>> BEGIN
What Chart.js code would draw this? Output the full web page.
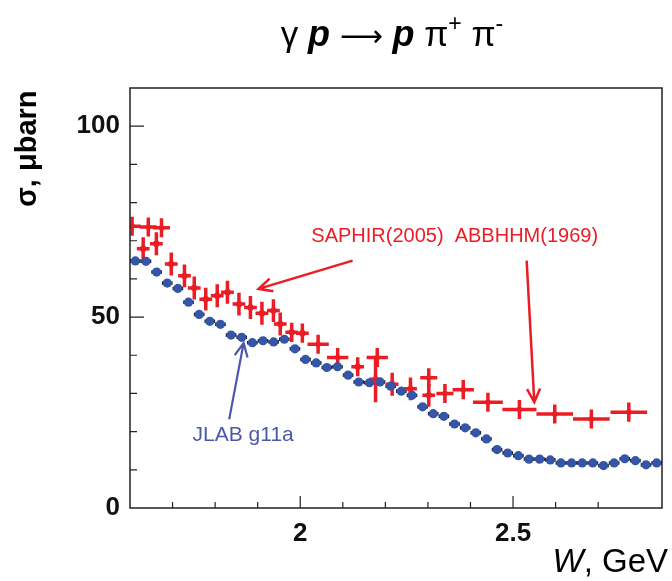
<!DOCTYPE html>
<html>
<head>
<meta charset="utf-8">
<script src="https://cdn.jsdelivr.net/npm/chart.js@4.4.1/dist/chart.umd.min.js"></script>
<style>
	body { margin: 0; background: #fff; }
	canvas { display: block; }
</style>
</head>
<body>
<canvas id="chart-xsec" width="672" height="581"></canvas>
<script>
// JLAB g11a (blue dots)
const jlabW = [1.6125, 1.6375, 1.6625, 1.6875, 1.7125, 1.7375, 1.7625, 1.7875, 1.8125, 1.8375,
	1.8625, 1.8875, 1.9125, 1.9375, 1.9625, 1.9875, 2.0125, 2.0375, 2.0625, 2.0875,
	2.1125, 2.1375, 2.1625, 2.1875, 2.2125, 2.2375, 2.2625, 2.2875, 2.3125, 2.3375,
	2.3625, 2.3875, 2.4125, 2.4375, 2.4625, 2.4875, 2.5125, 2.5375, 2.5625, 2.5875,
	2.6125, 2.6375, 2.6625, 2.6875, 2.7125, 2.7375, 2.7625, 2.7875, 2.8125, 2.8375]
const jlabSigma = [64.7, 64.6, 61.8, 58.9, 57.5, 53.9, 50.7, 48.9, 48.1, 45.3,
	44.7, 43.3, 43.8, 43.5, 44.2, 41.7, 38.9, 38.0, 36.8, 37.0,
	34.8, 33.0, 32.8, 33.0, 31.9, 30.6, 29.5, 26.5, 24.7, 24.0,
	22.0, 21.0, 19.7, 18.1, 15.3, 14.4, 13.7, 12.8, 12.8, 12.6,
	11.8, 11.8, 11.8, 11.8, 11.1, 11.8, 12.9, 12.4, 11.3, 11.8]
const jlabWErr = jlabW.map(() => 0.0125)

// SAPHIR (2005)
const saphirW = [1.631, 1.662, 1.697, 1.728, 1.751, 1.778, 1.805, 1.829, 1.856, 1.883,
	1.910, 1.937, 1.953, 1.980, 2.005, 2.135, 2.177, 2.216, 2.259, 2.302]
const saphirSigma = [67.9, 69.2, 63.9, 60.8, 57.6, 54.7, 55.6, 56.5, 53.4, 52.5,
	51.0, 51.7, 48.2, 46.0, 45.8, 37.0, 33.7, 32.4, 31.2, 29.5]
const saphirSigmaErr = [3, 3, 3, 3, 3, 3, 3, 3, 3, 3,
	3, 3, 3, 2.5, 2.5, 2.5, 6, 3, 3, 3]
const saphirWErr = saphirW.map(() => 0.015)

// ABBHHM (1969)
const abbhhmW = [1.605, 1.643, 1.674, 2.042, 2.088, 2.181, 2.302, 2.340, 2.383, 2.441,
	2.515, 2.598, 2.684, 2.772]
const abbhhmSigma = [73.8, 73.6, 73.4, 42.9, 39.4, 39.4, 34.1, 30.0, 31.0, 27.7,
	25.8, 24.6, 23.3, 25.1]
const abbhhmSigmaErr = [2.5, 2.5, 2.5, 2.5, 2.5, 2.5, 2.5, 2.5, 2.5, 2.5,
	2.5, 2.5, 2.5, 2.5]
const abbhhmWErr = [0.02, 0.02, 0.02, 0.025, 0.025, 0.025, 0.02, 0.02, 0.025, 0.035,
	0.04, 0.043, 0.043, 0.043]

// tick labels
const xLabels = [2, 2.5]
const yLabels = [0, 50, 100]

const red = '#ec1c24'
const blue = '#3556a8'
const noteBlue = '#4b58aa'

function toPoints(xs, ys) {
	return xs.map((w, i) => ({ x: w, y: ys[i] }))
}

const errorBars = {
	id: 'errorBars',
	beforeDatasetsDraw(chart) {
		const { ctx, chartArea, scales: { x, y } } = chart
		ctx.save()
		ctx.beginPath()
		ctx.rect(chartArea.left, chartArea.top, chartArea.width, chartArea.height)
		ctx.clip()
		chart.data.datasets.forEach(ds => {
			ctx.strokeStyle = ds.errColor
			ctx.lineWidth = ds.errWidth
			ds.data.forEach((p, i) => {
				const px = x.getPixelForValue(p.x)
				const py = y.getPixelForValue(p.y)
				ctx.beginPath()
				if (ds.xErr) {
					ctx.moveTo(x.getPixelForValue(p.x - ds.xErr[i]), py)
					ctx.lineTo(x.getPixelForValue(p.x + ds.xErr[i]), py)
				}
				if (ds.yErr) {
					ctx.moveTo(px, y.getPixelForValue(p.y - ds.yErr[i]))
					ctx.lineTo(px, y.getPixelForValue(p.y + ds.yErr[i]))
				}
				ctx.stroke()
			})
		})
		ctx.restore()
	}
}

function arrow(ctx, x0, y0, x1, y1, color, width) {
	const ang = Math.atan2(y1 - y0, x1 - x0)
	const head = 15
	ctx.strokeStyle = color
	ctx.lineWidth = width
	ctx.beginPath()
	ctx.moveTo(x0, y0)
	ctx.lineTo(x1, y1)
	ctx.moveTo(x1 - head * Math.cos(ang - 0.45), y1 - head * Math.sin(ang - 0.45))
	ctx.lineTo(x1, y1)
	ctx.lineTo(x1 - head * Math.cos(ang + 0.45), y1 - head * Math.sin(ang + 0.45))
	ctx.stroke()
}

// draws a row of [text, font, dy] pieces, returns width
function pieces(ctx, list, x, y, measureOnly) {
	let cx = x
	list.forEach(([txt, font, dy]) => {
		ctx.font = font
		if (!measureOnly) ctx.fillText(txt, cx, y + (dy || 0))
		cx += ctx.measureText(txt).width
	})
	return cx - x
}

const frameAndNotes = {
	id: 'frameAndNotes',
	afterDraw(chart) {
		const { ctx, chartArea: a, scales: { x, y } } = chart
		ctx.save()

		// inward tick marks
		ctx.strokeStyle = '#222'
		ctx.lineWidth = 1.2
		ctx.beginPath()
		y.ticks.forEach(t => {
			if (t.value <= 0 || t.value >= 110) return
			const py = y.getPixelForValue(t.value)
			const len = t.value % 50 === 0 ? 14 : 7
			ctx.moveTo(a.left, py)
			ctx.lineTo(a.left + len, py)
		})
		x.ticks.forEach(t => {
			const tenth = Math.round(t.value * 10)
			if (Math.abs(t.value * 10 - tenth) > 1e-6 || t.value <= 1.6 + 1e-6) return
			const px = x.getPixelForValue(t.value)
			const len = tenth % 5 === 0 ? 12 : 6
			ctx.moveTo(px, a.bottom)
			ctx.lineTo(px, a.bottom - len)
		})
		ctx.stroke()

		ctx.lineWidth = 1.5
		ctx.strokeRect(a.left, a.top, a.width, a.height)

		// title
		ctx.fillStyle = '#000'
		ctx.textBaseline = 'alphabetic'
		ctx.textAlign = 'left'
		const reg = '35px "Liberation Sans", Arial, sans-serif'
		const arr = '30px "DejaVu Sans", sans-serif'
		const pit = 'italic bold 36px "Liberation Sans", Arial, sans-serif'
		const sup = '23px "Liberation Sans", Arial, sans-serif'
		const title = [
			['γ ', reg], ['p', pit], [' ', reg], ['⟶', arr], [' ', reg], ['p', pit], [' π', reg], ['+', sup, -15],
			[' π', reg], ['-', sup, -15]
		]
		const tw = pieces(ctx, title, 0, 0, true)
		pieces(ctx, title, 392 - tw / 2, 46)

		// y axis title
		ctx.save()
		ctx.translate(36, 207)
		ctx.rotate(-Math.PI / 2)
		ctx.font = 'bold 29px "Liberation Sans", Arial, sans-serif'
		ctx.fillText('σ, μbarn', 0, 0)
		ctx.restore()

		// x axis title
		const xt = [['W', 'italic 33px "Liberation Sans", Arial, sans-serif'], [', GeV', '33px "Liberation Sans", Arial, sans-serif']]
		const xw = pieces(ctx, xt, 0, 0, true)
		pieces(ctx, xt, 668 - xw, 572)

		// notes
		ctx.fillStyle = red
		ctx.font = '20px "Liberation Sans", Arial, sans-serif'
		ctx.fillText('SAPHIR(2005)  ABBHHM(1969)', x.getPixelForValue(2.026), y.getPixelForValue(69.7))
		arrow(ctx, x.getPixelForValue(2.123), y.getPixelForValue(64.8), x.getPixelForValue(1.902), y.getPixelForValue(57.4), red, 2.5)
		arrow(ctx, x.getPixelForValue(2.532), y.getPixelForValue(64.8), x.getPixelForValue(2.550), y.getPixelForValue(27.7), red, 2.5)

		ctx.fillStyle = noteBlue
		ctx.font = '21px "Liberation Sans", Arial, sans-serif'
		ctx.fillText('JLAB g11a', x.getPixelForValue(1.747), y.getPixelForValue(17.6))
		arrow(ctx, x.getPixelForValue(1.833), y.getPixelForValue(23.2), x.getPixelForValue(1.867), y.getPixelForValue(43.2), noteBlue, 2.2)

		ctx.restore()
	}
}

const tickFont = { family: '"Liberation Sans", Arial, sans-serif', size: 26, weight: 'bold' }

new Chart(document.getElementById('chart-xsec').getContext('2d'), {
	type: 'scatter',
	data: {
		datasets: [
			{
				label: 'JLAB g11a',
				data: toPoints(jlabW, jlabSigma),
				xErr: jlabWErr,
				errColor: '#1a1a1a',
				errWidth: 3.5,
				pointRadius: 4.6,
				pointBackgroundColor: blue,
				pointBorderWidth: 0
			},
			{
				label: 'ABBHHM(1969)',
				data: toPoints(abbhhmW, abbhhmSigma),
				xErr: abbhhmWErr,
				yErr: abbhhmSigmaErr,
				errColor: red,
				errWidth: 3.5,
				pointRadius: 2.8,
				pointBackgroundColor: red,
				pointBorderWidth: 0
			},
			{
				label: 'SAPHIR(2005)',
				data: toPoints(saphirW, saphirSigma),
				xErr: saphirWErr,
				yErr: saphirSigmaErr,
				errColor: red,
				errWidth: 3.5,
				pointRadius: 3.2,
				pointBackgroundColor: red,
				pointBorderWidth: 0
			}
		]
	},
	options: {
		responsive: false,
		animation: false,
		layout: { padding: { top: 88, right: 4, left: 0, bottom: 0 } },
		plugins: {
			legend: { display: false },
			tooltip: { enabled: false }
		},
		scales: {
			x: {
				type: 'linear',
				min: 1.6,
				max: 2.85,
				afterFit: s => { s.height = 73 },
				grid: { display: false, drawTicks: false },
				border: { display: false },
				ticks: {
					stepSize: 0.1,
					autoSkip: false,
					maxRotation: 0,
					padding: 10,
					color: '#111',
					font: tickFont,
					callback: v => {
						const hit = xLabels.find(l => Math.abs(l - v) < 1e-6)
						return hit === undefined ? '' : String(hit)
					}
				}
			},
			y: {
				min: 0,
				max: 110,
				afterFit: s => { s.width = 130 },
				grid: { display: false, drawTicks: false },
				border: { display: false },
				ticks: {
					stepSize: 10,
					autoSkip: false,
					padding: 10,
					color: '#111',
					font: tickFont,
					callback: v => yLabels.includes(v) ? String(v) : ''
				}
			}
		}
	},
	plugins: [errorBars, frameAndNotes]
})
</script>
</body>
</html>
>> END
Return nothing but the lines running from the start of the data to the line with "const jlabWErr = jlabW.map(() => 0.0125)", please, both ends included and no pictures.

What Chart.js code would draw this? Output the full web page.
<!DOCTYPE html>
<html>
<head>
<meta charset="utf-8">
<script src="https://cdn.jsdelivr.net/npm/chart.js@4.4.1/dist/chart.umd.min.js"></script>
<style>
	body { margin: 0; background: #fff; }
	canvas { display: block; }
</style>
</head>
<body>
<canvas id="chart-xsec" width="672" height="581"></canvas>
<script>
// JLAB g11a (blue dots)
const jlabW = [1.6125, 1.6375, 1.6625, 1.6875, 1.7125, 1.7375, 1.7625, 1.7875, 1.8125, 1.8375,
	1.8625, 1.8875, 1.9125, 1.9375, 1.9625, 1.9875, 2.0125, 2.0375, 2.0625, 2.0875,
	2.1125, 2.1375, 2.1625, 2.1875, 2.2125, 2.2375, 2.2625, 2.2875, 2.3125, 2.3375,
	2.3625, 2.3875, 2.4125, 2.4375, 2.4625, 2.4875, 2.5125, 2.5375, 2.5625, 2.5875,
	2.6125, 2.6375, 2.6625, 2.6875, 2.7125, 2.7375, 2.7625, 2.7875, 2.8125, 2.8375]
const jlabSigma = [64.7, 64.6, 61.8, 58.9, 57.5, 53.9, 50.7, 48.9, 48.1, 45.3,
	44.7, 43.3, 43.8, 43.5, 44.2, 41.7, 38.9, 38.0, 36.8, 37.0,
	34.8, 33.0, 32.8, 33.0, 31.9, 30.6, 29.5, 26.5, 24.7, 24.0,
	22.0, 21.0, 19.7, 18.1, 15.3, 14.4, 13.7, 12.8, 12.8, 12.6,
	11.8, 11.8, 11.8, 11.8, 11.1, 11.8, 12.9, 12.4, 11.3, 11.8]
const jlabWErr = jlabW.map(() => 0.0125)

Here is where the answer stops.